• [What is asked] Look through the data below and output, unchanged, every line from the one holding "Reproduce this chart with Bokeh." through the one holding "import pandas as pd", inclusive. Skip the pictures.

• [Extracted data]
··········

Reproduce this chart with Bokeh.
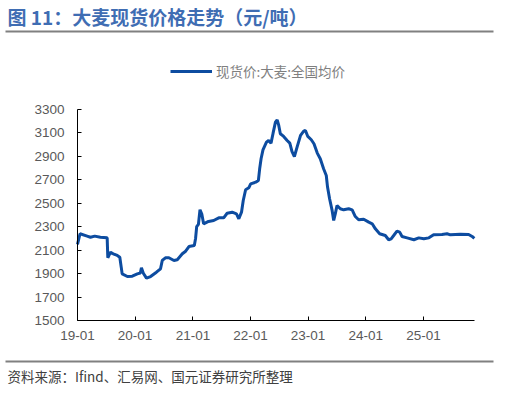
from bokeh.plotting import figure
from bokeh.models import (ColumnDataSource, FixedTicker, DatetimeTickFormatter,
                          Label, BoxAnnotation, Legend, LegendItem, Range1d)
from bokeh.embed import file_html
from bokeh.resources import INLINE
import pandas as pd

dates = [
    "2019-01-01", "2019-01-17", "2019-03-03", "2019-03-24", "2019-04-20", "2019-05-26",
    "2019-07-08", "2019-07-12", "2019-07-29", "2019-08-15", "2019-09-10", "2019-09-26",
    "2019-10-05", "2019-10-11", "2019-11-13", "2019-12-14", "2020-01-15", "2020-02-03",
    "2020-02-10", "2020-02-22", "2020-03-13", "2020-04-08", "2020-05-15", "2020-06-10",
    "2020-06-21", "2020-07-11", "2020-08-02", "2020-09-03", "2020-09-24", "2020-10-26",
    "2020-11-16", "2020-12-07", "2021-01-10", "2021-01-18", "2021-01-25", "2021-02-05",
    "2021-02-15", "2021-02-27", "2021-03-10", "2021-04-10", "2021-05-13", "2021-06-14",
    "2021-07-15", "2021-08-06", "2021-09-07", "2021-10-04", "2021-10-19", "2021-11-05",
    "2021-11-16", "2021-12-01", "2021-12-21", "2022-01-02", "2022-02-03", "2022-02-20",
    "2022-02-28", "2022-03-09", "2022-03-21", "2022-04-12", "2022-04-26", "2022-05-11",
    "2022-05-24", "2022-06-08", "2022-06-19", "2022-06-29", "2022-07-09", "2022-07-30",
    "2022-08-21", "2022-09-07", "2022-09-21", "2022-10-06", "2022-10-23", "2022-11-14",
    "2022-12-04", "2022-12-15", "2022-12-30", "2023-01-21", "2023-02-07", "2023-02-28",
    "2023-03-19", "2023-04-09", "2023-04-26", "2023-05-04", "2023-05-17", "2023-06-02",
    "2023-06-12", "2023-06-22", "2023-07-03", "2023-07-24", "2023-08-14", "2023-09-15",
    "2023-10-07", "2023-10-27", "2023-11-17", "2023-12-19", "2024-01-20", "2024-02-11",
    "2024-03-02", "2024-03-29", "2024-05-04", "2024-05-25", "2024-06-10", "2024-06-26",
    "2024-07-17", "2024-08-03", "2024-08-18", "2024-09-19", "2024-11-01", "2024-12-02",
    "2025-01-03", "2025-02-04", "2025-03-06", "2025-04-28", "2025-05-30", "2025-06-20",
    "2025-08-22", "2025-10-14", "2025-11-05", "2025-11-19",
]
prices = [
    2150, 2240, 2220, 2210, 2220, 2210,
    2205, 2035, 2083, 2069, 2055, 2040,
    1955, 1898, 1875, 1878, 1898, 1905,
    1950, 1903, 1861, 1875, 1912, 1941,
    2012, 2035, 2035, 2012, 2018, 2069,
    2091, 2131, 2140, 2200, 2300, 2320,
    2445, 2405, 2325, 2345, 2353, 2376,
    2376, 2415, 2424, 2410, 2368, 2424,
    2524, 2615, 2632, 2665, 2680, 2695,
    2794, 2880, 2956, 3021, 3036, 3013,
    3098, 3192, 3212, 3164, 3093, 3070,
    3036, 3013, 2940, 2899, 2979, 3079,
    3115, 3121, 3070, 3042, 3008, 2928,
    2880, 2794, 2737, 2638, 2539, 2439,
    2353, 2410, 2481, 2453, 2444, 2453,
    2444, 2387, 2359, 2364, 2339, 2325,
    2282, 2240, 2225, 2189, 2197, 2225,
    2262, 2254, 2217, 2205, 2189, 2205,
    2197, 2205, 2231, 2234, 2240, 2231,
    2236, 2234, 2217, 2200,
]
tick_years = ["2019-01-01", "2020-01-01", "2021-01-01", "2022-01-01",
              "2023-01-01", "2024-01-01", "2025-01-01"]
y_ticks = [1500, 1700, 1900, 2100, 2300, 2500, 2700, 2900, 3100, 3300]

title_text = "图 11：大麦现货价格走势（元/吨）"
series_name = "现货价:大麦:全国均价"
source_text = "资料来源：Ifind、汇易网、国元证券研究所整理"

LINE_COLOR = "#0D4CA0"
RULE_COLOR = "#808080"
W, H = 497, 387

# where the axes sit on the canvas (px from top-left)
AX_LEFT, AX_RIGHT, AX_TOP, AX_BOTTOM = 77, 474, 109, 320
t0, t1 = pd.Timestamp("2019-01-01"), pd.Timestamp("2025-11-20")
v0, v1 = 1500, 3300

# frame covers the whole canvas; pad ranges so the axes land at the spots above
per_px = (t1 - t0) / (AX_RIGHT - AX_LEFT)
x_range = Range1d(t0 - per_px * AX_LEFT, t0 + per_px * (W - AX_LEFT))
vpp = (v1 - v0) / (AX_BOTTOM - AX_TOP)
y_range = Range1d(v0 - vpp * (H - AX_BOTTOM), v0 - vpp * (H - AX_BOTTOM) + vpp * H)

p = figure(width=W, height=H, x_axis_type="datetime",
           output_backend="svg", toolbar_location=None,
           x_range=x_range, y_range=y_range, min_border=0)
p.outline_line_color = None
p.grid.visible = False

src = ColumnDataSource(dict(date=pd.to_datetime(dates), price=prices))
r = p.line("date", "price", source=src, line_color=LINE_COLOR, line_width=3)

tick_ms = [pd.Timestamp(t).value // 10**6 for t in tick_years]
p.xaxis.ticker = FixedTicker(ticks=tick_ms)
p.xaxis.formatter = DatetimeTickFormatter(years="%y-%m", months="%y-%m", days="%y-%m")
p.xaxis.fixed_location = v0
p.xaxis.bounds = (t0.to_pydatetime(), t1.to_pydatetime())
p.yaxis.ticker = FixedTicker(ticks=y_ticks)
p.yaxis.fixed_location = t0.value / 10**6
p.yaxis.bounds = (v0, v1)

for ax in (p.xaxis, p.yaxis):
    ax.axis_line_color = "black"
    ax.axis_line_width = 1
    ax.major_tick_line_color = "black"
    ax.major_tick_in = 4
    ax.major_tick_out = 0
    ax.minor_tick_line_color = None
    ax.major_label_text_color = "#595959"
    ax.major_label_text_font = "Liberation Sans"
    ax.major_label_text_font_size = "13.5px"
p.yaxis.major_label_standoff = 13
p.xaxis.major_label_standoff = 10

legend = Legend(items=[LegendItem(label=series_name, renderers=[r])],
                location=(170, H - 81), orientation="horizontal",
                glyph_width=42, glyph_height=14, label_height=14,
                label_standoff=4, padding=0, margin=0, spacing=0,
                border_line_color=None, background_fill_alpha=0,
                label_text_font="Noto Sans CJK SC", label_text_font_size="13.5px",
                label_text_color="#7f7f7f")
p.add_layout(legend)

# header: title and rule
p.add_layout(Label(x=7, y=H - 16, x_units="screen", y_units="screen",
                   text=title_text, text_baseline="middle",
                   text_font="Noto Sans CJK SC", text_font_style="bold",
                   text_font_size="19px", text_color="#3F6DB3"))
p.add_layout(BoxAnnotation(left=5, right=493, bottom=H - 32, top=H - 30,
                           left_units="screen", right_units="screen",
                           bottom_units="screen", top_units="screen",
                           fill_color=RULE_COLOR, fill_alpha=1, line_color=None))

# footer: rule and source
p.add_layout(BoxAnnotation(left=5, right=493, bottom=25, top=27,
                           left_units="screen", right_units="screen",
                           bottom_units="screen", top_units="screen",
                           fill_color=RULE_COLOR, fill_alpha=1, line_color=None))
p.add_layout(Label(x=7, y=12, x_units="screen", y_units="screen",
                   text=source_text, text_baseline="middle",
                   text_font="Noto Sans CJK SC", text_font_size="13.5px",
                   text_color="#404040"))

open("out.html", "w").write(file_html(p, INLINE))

··········

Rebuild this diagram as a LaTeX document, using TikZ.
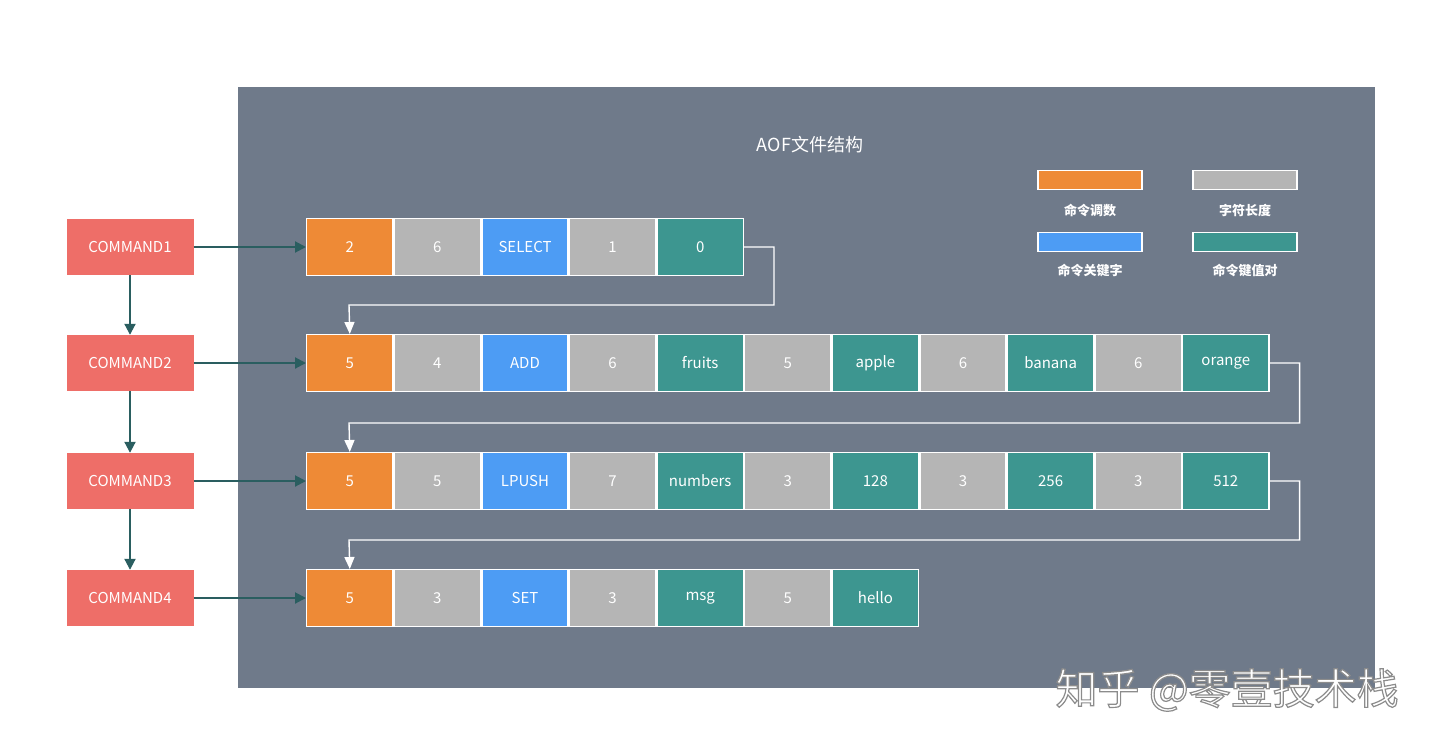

··········

• [Answer to this exercise]
Reproduce this chart with Bokeh.
from bokeh.plotting import figure
from bokeh.models import (ColumnDataSource, FixedTicker, DatetimeTickFormatter,
                          Label, BoxAnnotation, Legend, LegendItem, Range1d)
from bokeh.embed import file_html
from bokeh.resources import INLINE
import pandas as pd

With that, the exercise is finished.